>> start Data listing

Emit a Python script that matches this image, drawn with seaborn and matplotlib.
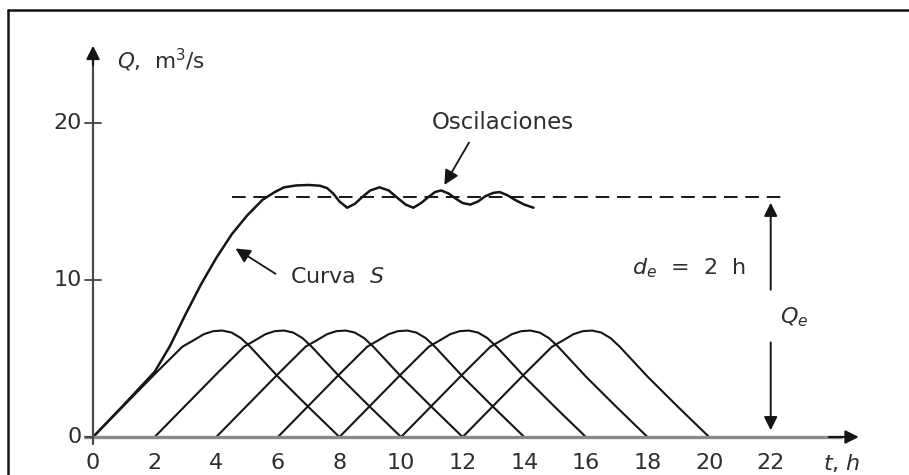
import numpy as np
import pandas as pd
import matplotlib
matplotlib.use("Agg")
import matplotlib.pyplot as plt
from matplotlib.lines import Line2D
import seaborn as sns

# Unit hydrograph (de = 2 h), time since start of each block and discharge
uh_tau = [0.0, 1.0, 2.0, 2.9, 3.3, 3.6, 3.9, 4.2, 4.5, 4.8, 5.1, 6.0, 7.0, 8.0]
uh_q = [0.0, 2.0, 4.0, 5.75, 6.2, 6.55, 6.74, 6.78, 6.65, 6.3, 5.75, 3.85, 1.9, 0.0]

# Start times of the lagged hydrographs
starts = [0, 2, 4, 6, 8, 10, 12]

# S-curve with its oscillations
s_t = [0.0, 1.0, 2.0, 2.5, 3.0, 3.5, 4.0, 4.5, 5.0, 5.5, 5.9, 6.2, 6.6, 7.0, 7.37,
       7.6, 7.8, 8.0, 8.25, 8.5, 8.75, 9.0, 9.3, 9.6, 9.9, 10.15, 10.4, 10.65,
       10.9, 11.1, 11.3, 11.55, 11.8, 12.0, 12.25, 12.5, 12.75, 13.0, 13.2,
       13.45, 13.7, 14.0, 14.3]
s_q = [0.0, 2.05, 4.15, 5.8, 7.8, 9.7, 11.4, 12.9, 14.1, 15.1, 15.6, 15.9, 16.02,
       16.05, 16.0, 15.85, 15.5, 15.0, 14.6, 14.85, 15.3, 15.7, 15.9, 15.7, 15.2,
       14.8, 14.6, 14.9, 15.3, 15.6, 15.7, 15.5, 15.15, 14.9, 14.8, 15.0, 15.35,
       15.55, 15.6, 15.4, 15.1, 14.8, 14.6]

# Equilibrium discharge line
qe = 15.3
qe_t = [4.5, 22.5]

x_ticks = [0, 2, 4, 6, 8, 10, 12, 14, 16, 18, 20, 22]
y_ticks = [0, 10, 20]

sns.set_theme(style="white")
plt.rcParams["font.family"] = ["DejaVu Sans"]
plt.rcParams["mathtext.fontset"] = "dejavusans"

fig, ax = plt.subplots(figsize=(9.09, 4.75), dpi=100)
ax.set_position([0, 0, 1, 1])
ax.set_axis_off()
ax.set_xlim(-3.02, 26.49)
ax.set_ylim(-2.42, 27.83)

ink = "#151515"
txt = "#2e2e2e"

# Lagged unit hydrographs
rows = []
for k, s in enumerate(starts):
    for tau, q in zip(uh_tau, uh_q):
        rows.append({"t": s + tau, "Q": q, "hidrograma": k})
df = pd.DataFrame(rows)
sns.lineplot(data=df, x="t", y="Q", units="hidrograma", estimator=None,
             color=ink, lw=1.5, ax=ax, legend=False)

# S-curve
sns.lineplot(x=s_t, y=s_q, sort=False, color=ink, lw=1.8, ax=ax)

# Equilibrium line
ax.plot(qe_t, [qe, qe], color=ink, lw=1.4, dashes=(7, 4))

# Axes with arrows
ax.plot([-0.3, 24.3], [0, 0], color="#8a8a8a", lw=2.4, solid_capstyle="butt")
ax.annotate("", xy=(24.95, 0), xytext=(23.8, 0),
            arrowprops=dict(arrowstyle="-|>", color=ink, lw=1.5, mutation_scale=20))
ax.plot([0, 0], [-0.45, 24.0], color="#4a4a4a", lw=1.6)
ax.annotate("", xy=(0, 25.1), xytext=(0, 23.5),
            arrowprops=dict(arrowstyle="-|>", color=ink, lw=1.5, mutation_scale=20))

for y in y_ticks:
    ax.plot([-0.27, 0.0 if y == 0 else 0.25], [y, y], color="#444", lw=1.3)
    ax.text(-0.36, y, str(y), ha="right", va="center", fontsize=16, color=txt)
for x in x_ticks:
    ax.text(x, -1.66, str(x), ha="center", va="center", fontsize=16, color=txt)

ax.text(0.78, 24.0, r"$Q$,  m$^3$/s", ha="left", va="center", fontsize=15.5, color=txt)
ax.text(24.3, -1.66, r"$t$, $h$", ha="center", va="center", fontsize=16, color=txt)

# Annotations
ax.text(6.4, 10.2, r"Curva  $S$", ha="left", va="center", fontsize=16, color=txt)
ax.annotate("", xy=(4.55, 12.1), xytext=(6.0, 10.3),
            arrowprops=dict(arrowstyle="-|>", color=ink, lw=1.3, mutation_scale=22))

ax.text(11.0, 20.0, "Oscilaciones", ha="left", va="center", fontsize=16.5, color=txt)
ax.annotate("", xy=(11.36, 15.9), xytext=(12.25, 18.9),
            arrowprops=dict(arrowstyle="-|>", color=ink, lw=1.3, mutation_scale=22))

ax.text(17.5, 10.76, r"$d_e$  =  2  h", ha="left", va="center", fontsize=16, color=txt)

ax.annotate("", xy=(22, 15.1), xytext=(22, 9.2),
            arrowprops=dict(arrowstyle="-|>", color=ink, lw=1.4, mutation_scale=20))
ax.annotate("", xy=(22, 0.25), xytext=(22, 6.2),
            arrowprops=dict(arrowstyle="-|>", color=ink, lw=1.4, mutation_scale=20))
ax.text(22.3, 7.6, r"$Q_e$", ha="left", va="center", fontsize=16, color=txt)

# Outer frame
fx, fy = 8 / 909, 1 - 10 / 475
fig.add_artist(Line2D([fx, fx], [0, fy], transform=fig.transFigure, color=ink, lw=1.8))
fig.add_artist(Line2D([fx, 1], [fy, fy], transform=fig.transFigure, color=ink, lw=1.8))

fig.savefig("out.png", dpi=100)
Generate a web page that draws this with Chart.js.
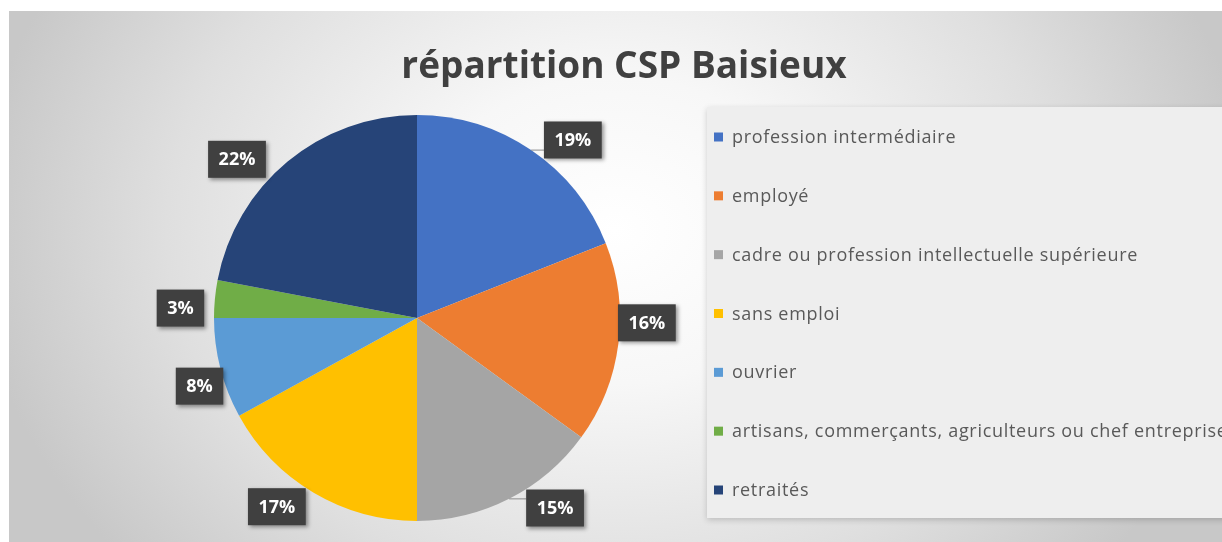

>> end Data listing

● **Written request**
Find the word "this" in the entries above and gather every line that holds it.

● **Right answer**
Emit a Python script that matches this image, drawn with seaborn and matplotlib.
Generate a web page that draws this with Chart.js.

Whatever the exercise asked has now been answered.